#### Work to complete:
From the entries below, gather every line containing the string "this".

[Charts and diagrams as code]
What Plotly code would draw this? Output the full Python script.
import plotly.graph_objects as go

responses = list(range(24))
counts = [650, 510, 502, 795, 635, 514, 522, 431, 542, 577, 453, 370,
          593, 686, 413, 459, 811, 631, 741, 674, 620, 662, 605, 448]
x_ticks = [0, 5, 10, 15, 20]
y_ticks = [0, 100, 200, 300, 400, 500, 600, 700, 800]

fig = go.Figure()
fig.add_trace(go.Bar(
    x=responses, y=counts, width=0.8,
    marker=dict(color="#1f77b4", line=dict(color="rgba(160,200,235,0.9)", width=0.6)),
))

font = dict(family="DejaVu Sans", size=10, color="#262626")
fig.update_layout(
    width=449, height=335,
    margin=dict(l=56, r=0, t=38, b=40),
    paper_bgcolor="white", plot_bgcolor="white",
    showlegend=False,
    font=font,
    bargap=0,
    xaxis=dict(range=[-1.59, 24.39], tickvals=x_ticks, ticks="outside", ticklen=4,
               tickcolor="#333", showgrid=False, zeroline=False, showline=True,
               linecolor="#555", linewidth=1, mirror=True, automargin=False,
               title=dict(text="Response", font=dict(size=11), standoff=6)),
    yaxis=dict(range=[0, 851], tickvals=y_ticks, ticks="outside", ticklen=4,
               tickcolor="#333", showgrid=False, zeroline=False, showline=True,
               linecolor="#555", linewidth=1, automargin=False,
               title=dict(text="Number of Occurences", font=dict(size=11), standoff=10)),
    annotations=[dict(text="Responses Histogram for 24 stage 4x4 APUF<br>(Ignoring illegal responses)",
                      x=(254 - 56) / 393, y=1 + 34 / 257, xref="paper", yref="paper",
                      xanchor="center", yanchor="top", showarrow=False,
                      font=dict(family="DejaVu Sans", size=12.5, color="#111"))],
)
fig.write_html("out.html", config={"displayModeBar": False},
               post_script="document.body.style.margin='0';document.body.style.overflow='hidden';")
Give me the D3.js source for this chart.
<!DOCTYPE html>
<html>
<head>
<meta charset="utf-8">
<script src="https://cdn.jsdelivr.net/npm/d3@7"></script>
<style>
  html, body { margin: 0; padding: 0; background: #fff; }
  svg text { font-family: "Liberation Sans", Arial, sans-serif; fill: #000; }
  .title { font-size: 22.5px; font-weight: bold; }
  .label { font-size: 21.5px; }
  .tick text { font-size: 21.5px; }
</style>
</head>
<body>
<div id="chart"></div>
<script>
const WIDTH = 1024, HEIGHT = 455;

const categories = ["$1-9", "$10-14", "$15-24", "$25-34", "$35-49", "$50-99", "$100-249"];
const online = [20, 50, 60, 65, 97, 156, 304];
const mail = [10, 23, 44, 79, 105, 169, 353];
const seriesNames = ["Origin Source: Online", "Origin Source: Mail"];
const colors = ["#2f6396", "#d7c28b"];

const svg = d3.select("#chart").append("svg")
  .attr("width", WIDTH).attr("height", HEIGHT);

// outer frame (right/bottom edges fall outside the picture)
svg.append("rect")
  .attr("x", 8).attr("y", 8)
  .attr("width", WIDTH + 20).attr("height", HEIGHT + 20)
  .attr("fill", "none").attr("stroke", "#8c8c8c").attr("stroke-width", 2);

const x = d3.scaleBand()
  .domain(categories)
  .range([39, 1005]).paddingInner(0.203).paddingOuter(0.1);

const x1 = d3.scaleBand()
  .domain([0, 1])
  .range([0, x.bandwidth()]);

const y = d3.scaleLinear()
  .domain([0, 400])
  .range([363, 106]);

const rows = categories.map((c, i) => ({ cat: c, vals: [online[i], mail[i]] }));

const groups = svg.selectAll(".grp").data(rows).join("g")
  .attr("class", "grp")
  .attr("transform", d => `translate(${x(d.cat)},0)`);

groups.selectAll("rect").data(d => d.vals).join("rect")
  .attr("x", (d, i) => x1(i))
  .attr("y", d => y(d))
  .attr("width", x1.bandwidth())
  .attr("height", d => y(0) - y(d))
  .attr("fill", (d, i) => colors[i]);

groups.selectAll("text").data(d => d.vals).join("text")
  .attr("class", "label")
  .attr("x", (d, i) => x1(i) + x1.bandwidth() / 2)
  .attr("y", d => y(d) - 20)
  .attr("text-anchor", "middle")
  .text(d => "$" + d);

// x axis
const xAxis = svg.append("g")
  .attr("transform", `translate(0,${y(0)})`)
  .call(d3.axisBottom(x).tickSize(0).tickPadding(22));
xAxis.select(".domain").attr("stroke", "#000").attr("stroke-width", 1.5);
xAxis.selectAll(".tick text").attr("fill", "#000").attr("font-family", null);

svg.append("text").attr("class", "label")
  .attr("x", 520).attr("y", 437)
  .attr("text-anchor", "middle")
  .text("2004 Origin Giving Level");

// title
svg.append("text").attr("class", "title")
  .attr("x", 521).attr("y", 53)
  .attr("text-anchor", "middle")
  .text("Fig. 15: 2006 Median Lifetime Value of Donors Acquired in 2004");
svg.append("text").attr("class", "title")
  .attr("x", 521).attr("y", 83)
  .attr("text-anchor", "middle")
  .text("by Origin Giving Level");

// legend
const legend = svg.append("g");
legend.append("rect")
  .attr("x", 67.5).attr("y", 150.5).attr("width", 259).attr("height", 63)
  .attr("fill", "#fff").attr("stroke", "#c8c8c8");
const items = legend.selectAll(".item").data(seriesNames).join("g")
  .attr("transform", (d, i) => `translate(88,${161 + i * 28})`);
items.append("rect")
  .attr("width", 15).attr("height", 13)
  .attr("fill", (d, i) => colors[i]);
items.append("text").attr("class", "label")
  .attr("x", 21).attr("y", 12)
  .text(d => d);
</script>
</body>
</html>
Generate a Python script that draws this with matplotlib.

#### The completed task:
What Plotly code would draw this? Output the full Python script.
Give me the D3.js source for this chart.
Generate a Python script that draws this with matplotlib.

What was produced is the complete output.